As someone who works with autocompletion, this week has been a good one. Google launched two products relevant to my research: the first one was Google Scribe, a Labs experiment that uses Web n-grams to assist in sentence construction. This system solves the same problem addressed in my VLDB’07 paper, “Effective Phrase Prediction” (paper, slides). The paper proposes a data structure called FussyTree to efficiently serve phrase suggestions, and provides a metric I called “Total Profit Metric”(TPM) to evaluate phrase prediction systems. Google Scribe looks quite promising, and I thought I’d share my observations.
To simplify writing, let’s quickly define the problem using a slide from the slide deck :
Latency while typing is quite impressive. There is no evidence of speculative caching(a la Google Instant), but interaction is fairly fluid, despite the fact that an HTTP GET is sent to a Google Frontend Server on every keystroke. I’m a little surprised that there isn’t a latency check (or if it exists, it’s too low) — GET requests are made even when I’m typing too fast for the UI to keep up, rendering many of the results useless even before the server has responded to them.
Length of Completion:
My experience with Google Scribe is that the length of completion is quite small; I was expecting it to produce large completions as I gave it more data, but I couldn’t get it to suggest beyond three words.
Length of Prefix+Context:
It looks like the length of the prefix/context(context being the text before the prefix, used to bias completions) is 40 characters, with no special treatment to word endings. At every keystroke, the previous 40 characters are sent to the server, with completions in return. So as I was typing in the sentence, this is what the requests look like:
this is a forty character sentence and i
his is a forty character sentence and it
is is a forty character sentence and it
s is a forty character sentence and it i
_(and so on)_
I’m not sure what the benefit of sending requests for partial words is. It’s hard to discern the prefix from the context by inspection, but the prefix seems to be quite small(2-3 words), which sounds right.

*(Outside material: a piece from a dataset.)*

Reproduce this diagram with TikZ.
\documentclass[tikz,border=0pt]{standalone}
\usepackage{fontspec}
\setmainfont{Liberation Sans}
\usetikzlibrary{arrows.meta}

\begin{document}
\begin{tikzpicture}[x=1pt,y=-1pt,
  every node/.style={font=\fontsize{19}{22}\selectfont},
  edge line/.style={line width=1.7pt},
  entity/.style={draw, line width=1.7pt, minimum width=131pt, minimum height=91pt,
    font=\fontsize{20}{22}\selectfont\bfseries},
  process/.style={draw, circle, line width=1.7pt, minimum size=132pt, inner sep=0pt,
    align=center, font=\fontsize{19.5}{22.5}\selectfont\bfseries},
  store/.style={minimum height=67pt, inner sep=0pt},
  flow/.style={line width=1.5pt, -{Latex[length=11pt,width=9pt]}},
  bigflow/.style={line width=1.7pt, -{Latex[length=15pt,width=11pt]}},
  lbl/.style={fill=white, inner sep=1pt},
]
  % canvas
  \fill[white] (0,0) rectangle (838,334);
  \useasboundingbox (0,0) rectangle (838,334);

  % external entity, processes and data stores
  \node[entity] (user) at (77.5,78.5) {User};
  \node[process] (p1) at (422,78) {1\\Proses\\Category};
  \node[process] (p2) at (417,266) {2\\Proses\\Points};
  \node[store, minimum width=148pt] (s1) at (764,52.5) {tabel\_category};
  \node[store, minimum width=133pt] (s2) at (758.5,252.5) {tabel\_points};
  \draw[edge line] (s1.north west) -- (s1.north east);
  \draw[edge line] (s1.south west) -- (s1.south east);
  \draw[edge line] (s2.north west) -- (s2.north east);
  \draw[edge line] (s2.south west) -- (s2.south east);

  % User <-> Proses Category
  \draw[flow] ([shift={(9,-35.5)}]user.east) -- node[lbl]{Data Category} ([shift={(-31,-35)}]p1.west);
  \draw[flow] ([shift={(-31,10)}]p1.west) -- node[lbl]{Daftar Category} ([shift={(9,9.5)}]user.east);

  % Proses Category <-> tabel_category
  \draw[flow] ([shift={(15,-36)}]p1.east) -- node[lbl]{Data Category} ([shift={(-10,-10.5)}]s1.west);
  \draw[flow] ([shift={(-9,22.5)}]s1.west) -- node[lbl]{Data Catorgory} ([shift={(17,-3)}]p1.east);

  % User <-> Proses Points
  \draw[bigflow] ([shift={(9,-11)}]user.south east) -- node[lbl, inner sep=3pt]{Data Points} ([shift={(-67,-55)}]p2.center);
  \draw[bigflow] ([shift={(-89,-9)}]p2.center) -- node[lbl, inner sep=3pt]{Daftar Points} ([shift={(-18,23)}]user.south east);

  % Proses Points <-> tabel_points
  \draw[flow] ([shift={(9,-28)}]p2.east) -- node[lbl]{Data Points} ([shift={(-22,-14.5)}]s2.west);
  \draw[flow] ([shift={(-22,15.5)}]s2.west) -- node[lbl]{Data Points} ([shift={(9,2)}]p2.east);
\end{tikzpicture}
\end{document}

Google Scribe always displays a list of completions. This isn’t ideal, since it’s often making arbitrary low-confidence predictions. This makes sense from a demo perspective, but since there is a distraction cost associated with the completions, it would be valuable to completions only when they are of high-confidence. Confidence can either be calculated using TPM or learned from usage data(which I hope Scribe is collecting!)

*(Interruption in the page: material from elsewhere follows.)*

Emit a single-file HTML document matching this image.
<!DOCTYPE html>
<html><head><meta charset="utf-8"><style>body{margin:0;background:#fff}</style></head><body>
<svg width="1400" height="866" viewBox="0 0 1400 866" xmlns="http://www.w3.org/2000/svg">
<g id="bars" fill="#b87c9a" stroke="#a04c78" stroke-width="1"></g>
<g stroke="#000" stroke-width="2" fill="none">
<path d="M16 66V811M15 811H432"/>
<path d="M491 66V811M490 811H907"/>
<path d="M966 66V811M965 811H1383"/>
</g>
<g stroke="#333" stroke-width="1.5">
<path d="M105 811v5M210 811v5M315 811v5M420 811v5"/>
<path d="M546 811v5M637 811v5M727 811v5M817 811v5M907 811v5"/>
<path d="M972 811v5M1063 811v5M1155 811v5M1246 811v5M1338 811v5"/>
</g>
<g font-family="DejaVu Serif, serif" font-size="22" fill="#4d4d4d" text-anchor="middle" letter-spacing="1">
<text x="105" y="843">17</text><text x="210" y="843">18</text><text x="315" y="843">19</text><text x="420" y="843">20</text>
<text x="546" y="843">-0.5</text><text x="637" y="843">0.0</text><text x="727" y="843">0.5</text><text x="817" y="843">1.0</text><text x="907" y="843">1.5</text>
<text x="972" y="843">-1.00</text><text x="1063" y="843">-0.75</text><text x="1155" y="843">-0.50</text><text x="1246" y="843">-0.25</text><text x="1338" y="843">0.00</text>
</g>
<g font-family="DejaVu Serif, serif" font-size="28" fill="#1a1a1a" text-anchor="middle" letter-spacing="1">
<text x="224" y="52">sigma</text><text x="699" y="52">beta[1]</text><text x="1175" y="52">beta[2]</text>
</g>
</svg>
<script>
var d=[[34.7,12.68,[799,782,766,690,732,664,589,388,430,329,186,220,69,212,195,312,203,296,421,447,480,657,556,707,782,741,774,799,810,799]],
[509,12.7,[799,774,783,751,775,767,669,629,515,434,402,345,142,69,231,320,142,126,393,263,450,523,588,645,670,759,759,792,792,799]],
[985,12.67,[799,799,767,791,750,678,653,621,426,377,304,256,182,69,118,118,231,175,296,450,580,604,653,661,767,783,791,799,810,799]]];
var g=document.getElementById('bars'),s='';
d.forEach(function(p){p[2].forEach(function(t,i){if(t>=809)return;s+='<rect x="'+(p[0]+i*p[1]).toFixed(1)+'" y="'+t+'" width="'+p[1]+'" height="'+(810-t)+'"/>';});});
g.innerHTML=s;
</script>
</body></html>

People playing with Scribe produced sentences such as “hell yea it is a good idea to have a look at the new version of the Macromedia Flash Player to view this video” and “Designated trademarks and brands are the property of their respective owners and are”. I find these sentences interesting because they are both very topical; i.e. they seem more like outliers from counting boilerplate text on webpages than “generic” sentences you’d find in, say an email. To solve this issue and produce more “generic” completions, one solution is to cluster the corpus into multiple topic domains, and ensure that the completion is not just popular in one isolated domain.
I was also interested in knowing, “How many keystrokes will this save?”. To measure this, we can use TPM. In these two slides, I describe the TPM metric with an example calculation:
While it would be nice to see a comparison of the FussyTree method vs Google Scribe in terms of Precision, Recall and TPM, constructing such an experiment is hard, since training FussyTree over web-sized corpora would require some significant instrumentation. Based on a few minutes of playing with it, I think Scribe will outperform the FussyTree method in Recall due to the small window size — i.e. it will produce small suggestions that are often correct. However, if we take into account the distraction factor from the suggestion itself, then Scribe in its current form will do poorly, since it pulls up a suggestion for every word. This can be fixed by making longer suggestions, and considering prediction confidence.
Overall, I am really glad that systems like these are making it into mainstream. The more exposure these systems get, the more chance they have to get better and more accurate, saving us time and enabling us to interact with computers better!